◆ Data
──────────
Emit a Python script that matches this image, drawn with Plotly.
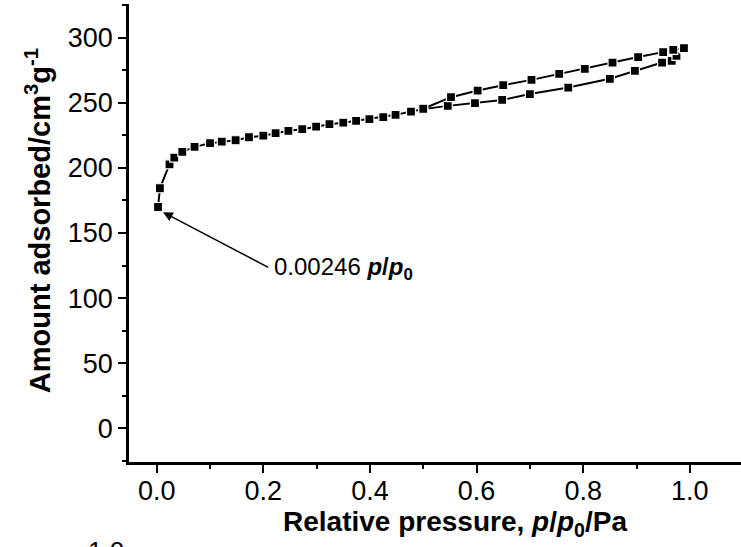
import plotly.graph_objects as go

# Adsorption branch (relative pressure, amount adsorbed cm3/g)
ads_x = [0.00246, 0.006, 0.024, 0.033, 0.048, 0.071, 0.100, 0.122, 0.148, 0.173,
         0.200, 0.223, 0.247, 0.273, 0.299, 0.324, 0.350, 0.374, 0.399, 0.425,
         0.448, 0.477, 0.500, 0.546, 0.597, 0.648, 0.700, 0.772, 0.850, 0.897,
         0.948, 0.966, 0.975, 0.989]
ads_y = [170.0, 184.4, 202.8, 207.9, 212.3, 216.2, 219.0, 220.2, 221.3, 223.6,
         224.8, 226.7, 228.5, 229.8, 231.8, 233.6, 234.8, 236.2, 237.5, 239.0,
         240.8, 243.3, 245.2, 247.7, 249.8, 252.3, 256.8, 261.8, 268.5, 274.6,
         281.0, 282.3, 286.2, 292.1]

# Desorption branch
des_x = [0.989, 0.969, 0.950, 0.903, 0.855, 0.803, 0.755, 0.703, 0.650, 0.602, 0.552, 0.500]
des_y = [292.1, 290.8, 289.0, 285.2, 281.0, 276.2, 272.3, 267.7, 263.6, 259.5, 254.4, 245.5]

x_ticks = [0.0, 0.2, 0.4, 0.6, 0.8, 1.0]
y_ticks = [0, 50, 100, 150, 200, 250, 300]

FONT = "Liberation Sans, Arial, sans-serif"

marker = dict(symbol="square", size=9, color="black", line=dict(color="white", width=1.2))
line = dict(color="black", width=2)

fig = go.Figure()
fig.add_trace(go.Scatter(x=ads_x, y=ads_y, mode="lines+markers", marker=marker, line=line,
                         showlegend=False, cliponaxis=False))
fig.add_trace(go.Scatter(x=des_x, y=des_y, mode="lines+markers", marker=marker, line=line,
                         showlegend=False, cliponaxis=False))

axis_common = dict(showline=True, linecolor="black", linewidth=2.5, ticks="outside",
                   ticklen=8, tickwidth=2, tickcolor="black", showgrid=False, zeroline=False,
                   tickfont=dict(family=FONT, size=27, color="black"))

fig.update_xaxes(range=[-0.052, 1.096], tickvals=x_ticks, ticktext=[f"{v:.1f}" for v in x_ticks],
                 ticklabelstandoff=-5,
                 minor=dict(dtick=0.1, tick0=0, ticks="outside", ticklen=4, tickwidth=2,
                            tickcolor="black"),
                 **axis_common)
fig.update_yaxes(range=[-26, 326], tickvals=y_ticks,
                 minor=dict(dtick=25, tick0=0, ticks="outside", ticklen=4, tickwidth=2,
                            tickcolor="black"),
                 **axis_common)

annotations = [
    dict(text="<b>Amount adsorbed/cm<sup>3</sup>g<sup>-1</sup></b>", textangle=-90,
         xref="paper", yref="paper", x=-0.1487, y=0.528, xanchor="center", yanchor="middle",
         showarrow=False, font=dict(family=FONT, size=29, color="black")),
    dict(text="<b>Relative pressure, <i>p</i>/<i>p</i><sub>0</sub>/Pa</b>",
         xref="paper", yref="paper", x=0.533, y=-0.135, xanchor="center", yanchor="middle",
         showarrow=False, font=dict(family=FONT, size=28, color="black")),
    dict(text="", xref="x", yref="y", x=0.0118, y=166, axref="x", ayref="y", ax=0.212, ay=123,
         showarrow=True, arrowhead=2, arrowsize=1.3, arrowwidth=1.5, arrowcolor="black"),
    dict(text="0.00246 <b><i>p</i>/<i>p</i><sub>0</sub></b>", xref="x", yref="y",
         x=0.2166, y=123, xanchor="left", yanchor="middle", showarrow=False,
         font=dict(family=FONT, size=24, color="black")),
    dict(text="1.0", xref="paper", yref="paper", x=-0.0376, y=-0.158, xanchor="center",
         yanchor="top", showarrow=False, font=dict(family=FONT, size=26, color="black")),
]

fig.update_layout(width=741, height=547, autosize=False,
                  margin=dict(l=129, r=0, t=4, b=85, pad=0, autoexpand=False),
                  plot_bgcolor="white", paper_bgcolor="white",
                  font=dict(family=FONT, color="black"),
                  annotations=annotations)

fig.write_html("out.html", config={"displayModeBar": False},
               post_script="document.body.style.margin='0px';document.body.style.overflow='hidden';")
──────────
◆ Exercise
Exactly as written, please give again the lines from the beginning of the listing through the line containing "import plotly.graph_objects as go", inclusive, without any pictures.

◆ Problem solution
Emit a Python script that matches this image, drawn with Plotly.
import plotly.graph_objects as go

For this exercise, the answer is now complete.